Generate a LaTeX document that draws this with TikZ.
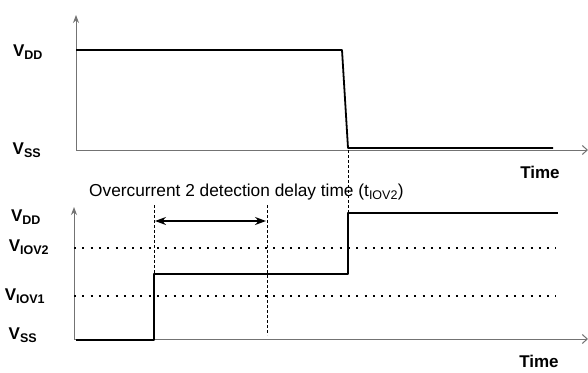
\documentclass[tikz,border=0pt]{standalone}
\usepackage{fontspec}
\setmainfont{Liberation Sans}
\usetikzlibrary{arrows.meta}
\tikzset{
  axis/.style={draw=black!55, line width=1pt},
  sig/.style={draw=black, line width=1.8pt, line join=round},
  level/.style={draw=black, line width=2pt, dash pattern=on 2pt off 6.3pt},
  guide/.style={draw=black, line width=1pt, dash pattern=on 2.5pt off 2.5pt},
  lbl/.style={font=\fontsize{17}{18}\selectfont\bfseries, inner sep=0pt},
  tlbl/.style={font=\fontsize{17}{19}\selectfont\bfseries, inner sep=0pt},
}
\newcommand{\vsub}[1]{V\textsubscript{\fontsize{12.5}{12.5}\selectfont #1}}
\begin{document}
\begin{tikzpicture}[x=1pt,y=-1pt]
\useasboundingbox (0,0) rectangle (588,372);
\fill[white] (0,0) rectangle (588,372);
% ---------- top plot ----------
\coordinate (o1) at (76,150);
\coordinate (y1) at (76,15);
\coordinate (x1) at (588,150);
\draw[axis,-{Stealth[length=8pt,width=6pt]}] (o1) -- (y1);
\draw[axis,-{Straight Barb[length=5pt,width=9pt]}] (o1) -- (x1);
\coordinate (a1) at (76,50);
\coordinate (a2) at (342,50);
\coordinate (a3) at (348,148);
\coordinate (a4) at (553,148);
\draw[sig] (a1) -- (a2) -- (a3) -- (a4);
\node[lbl] (tvdd) at (28,52) {\vsub{DD}};
\node[lbl] (tvss) at (27,150) {\vsub{SS}};
\node[tlbl] (ttime) at (540,172) {Time};
% ---------- bottom plot ----------
\coordinate (o2) at (74,339);
\coordinate (y2) at (74,207);
\coordinate (x2) at (588,339);
\draw[axis,-{Stealth[length=8pt,width=6pt]}] (o2) -- (y2);
\draw[axis,-{Straight Barb[length=5pt,width=9pt]}] (o2) -- (x2);
% levels
\coordinate (l2a) at (74,248);
\coordinate (l2b) at (556,248);
\coordinate (l1a) at (74,296);
\coordinate (l1b) at (556,296);
\draw[level] (l2a) -- (l2b);
\draw[level] (l1a) -- (l1b);
% signal
\coordinate (b1) at (76,340);
\coordinate (b2) at (154,340);
\coordinate (b3) at (154,274);
\coordinate (b4) at (348,274);
\coordinate (b5) at (348,213);
\coordinate (b6) at (558,213);
\draw[sig] (b1) -- (b2) -- (b3) -- (b4) -- (b5) -- (b6);
% guides
\coordinate (g1t) at (154,205);
\coordinate (g1b) at (154,339);
\coordinate (g2t) at (267,205);
\coordinate (g2b) at (267,335);
\coordinate (g3t) at (348,150);
\coordinate (g3b) at (348,213);
\draw[guide] (g1t) -- (g1b);
\draw[guide] (g2t) -- (g2b);
\draw[guide] (g3t) -- (g3b);
% delay arrow
\coordinate (d1) at (155,221);
\coordinate (d2) at (266,221);
\draw[line width=1.2pt,{Stealth[length=11pt,width=8pt]}-{Stealth[length=11pt,width=8pt]}] (d1) -- (d2);
\node[anchor=west, inner sep=0pt, font=\fontsize{17.3}{19}\selectfont] (delay) at (89,192) {Overcurrent 2 detection delay time (t\textsubscript{\fontsize{12.5}{12.5}\selectfont IOV2})};
% labels
\node[lbl] (bvdd) at (26,217) {\vsub{DD}};
\node[lbl] (bviov2) at (29,247) {\vsub{IOV2}};
\node[lbl] (bviov1) at (25,296) {\vsub{IOV1}};
\node[lbl] (bvss) at (23,335) {\vsub{SS}};
\node[tlbl] (btime) at (539,361) {Time};
\end{tikzpicture}
\end{document}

EXERCISE DESCRIPTION: Working from the material above, transcribe it exactly while omitting pictures.

REPLY:
Generate a LaTeX document that draws this with TikZ.
\documentclass[tikz,border=0pt]{standalone}
\usepackage{fontspec}
\setmainfont{Liberation Sans}
\usetikzlibrary{arrows.meta}
\tikzset{
  axis/.style={draw=black!55, line width=1pt},
  sig/.style={draw=black, line width=1.8pt, line join=round},
  level/.style={draw=black, line width=2pt, dash pattern=on 2pt off 6.3pt},
  guide/.style={draw=black, line width=1pt, dash pattern=on 2.5pt off 2.5pt},
  lbl/.style={font=\fontsize{17}{18}\selectfont\bfseries, inner sep=0pt},
  tlbl/.style={font=\fontsize{17}{19}\selectfont\bfseries, inner sep=0pt},
}
\newcommand{\vsub}[1]{V\textsubscript{\fontsize{12.5}{12.5}\selectfont #1}}
\begin{document}
\begin{tikzpicture}[x=1pt,y=-1pt]
\useasboundingbox (0,0) rectangle (588,372);
\fill[white] (0,0) rectangle (588,372);
% ---------- top plot ----------
\coordinate (o1) at (76,150);
\coordinate (y1) at (76,15);
\coordinate (x1) at (588,150);
\draw[axis,-{Stealth[length=8pt,width=6pt]}] (o1) -- (y1);
\draw[axis,-{Straight Barb[length=5pt,width=9pt]}] (o1) -- (x1);
\coordinate (a1) at (76,50);
\coordinate (a2) at (342,50);
\coordinate (a3) at (348,148);
\coordinate (a4) at (553,148);
\draw[sig] (a1) -- (a2) -- (a3) -- (a4);
\node[lbl] (tvdd) at (28,52) {\vsub{DD}};
\node[lbl] (tvss) at (27,150) {\vsub{SS}};
\node[tlbl] (ttime) at (540,172) {Time};
% ---------- bottom plot ----------
\coordinate (o2) at (74,339);
\coordinate (y2) at (74,207);
\coordinate (x2) at (588,339);
\draw[axis,-{Stealth[length=8pt,width=6pt]}] (o2) -- (y2);
\draw[axis,-{Straight Barb[length=5pt,width=9pt]}] (o2) -- (x2);
% levels
\coordinate (l2a) at (74,248);
\coordinate (l2b) at (556,248);
\coordinate (l1a) at (74,296);
\coordinate (l1b) at (556,296);
\draw[level] (l2a) -- (l2b);
\draw[level] (l1a) -- (l1b);
% signal
\coordinate (b1) at (76,340);
\coordinate (b2) at (154,340);
\coordinate (b3) at (154,274);
\coordinate (b4) at (348,274);
\coordinate (b5) at (348,213);
\coordinate (b6) at (558,213);
\draw[sig] (b1) -- (b2) -- (b3) -- (b4) -- (b5) -- (b6);
% guides
\coordinate (g1t) at (154,205);
\coordinate (g1b) at (154,339);
\coordinate (g2t) at (267,205);
\coordinate (g2b) at (267,335);
\coordinate (g3t) at (348,150);
\coordinate (g3b) at (348,213);
\draw[guide] (g1t) -- (g1b);
\draw[guide] (g2t) -- (g2b);
\draw[guide] (g3t) -- (g3b);
% delay arrow
\coordinate (d1) at (155,221);
\coordinate (d2) at (266,221);
\draw[line width=1.2pt,{Stealth[length=11pt,width=8pt]}-{Stealth[length=11pt,width=8pt]}] (d1) -- (d2);
\node[anchor=west, inner sep=0pt, font=\fontsize{17.3}{19}\selectfont] (delay) at (89,192) {Overcurrent 2 detection delay time (t\textsubscript{\fontsize{12.5}{12.5}\selectfont IOV2})};
% labels
\node[lbl] (bvdd) at (26,217) {\vsub{DD}};
\node[lbl] (bviov2) at (29,247) {\vsub{IOV2}};
\node[lbl] (bviov1) at (25,296) {\vsub{IOV1}};
\node[lbl] (bvss) at (23,335) {\vsub{SS}};
\node[tlbl] (btime) at (539,361) {Time};
\end{tikzpicture}
\end{document}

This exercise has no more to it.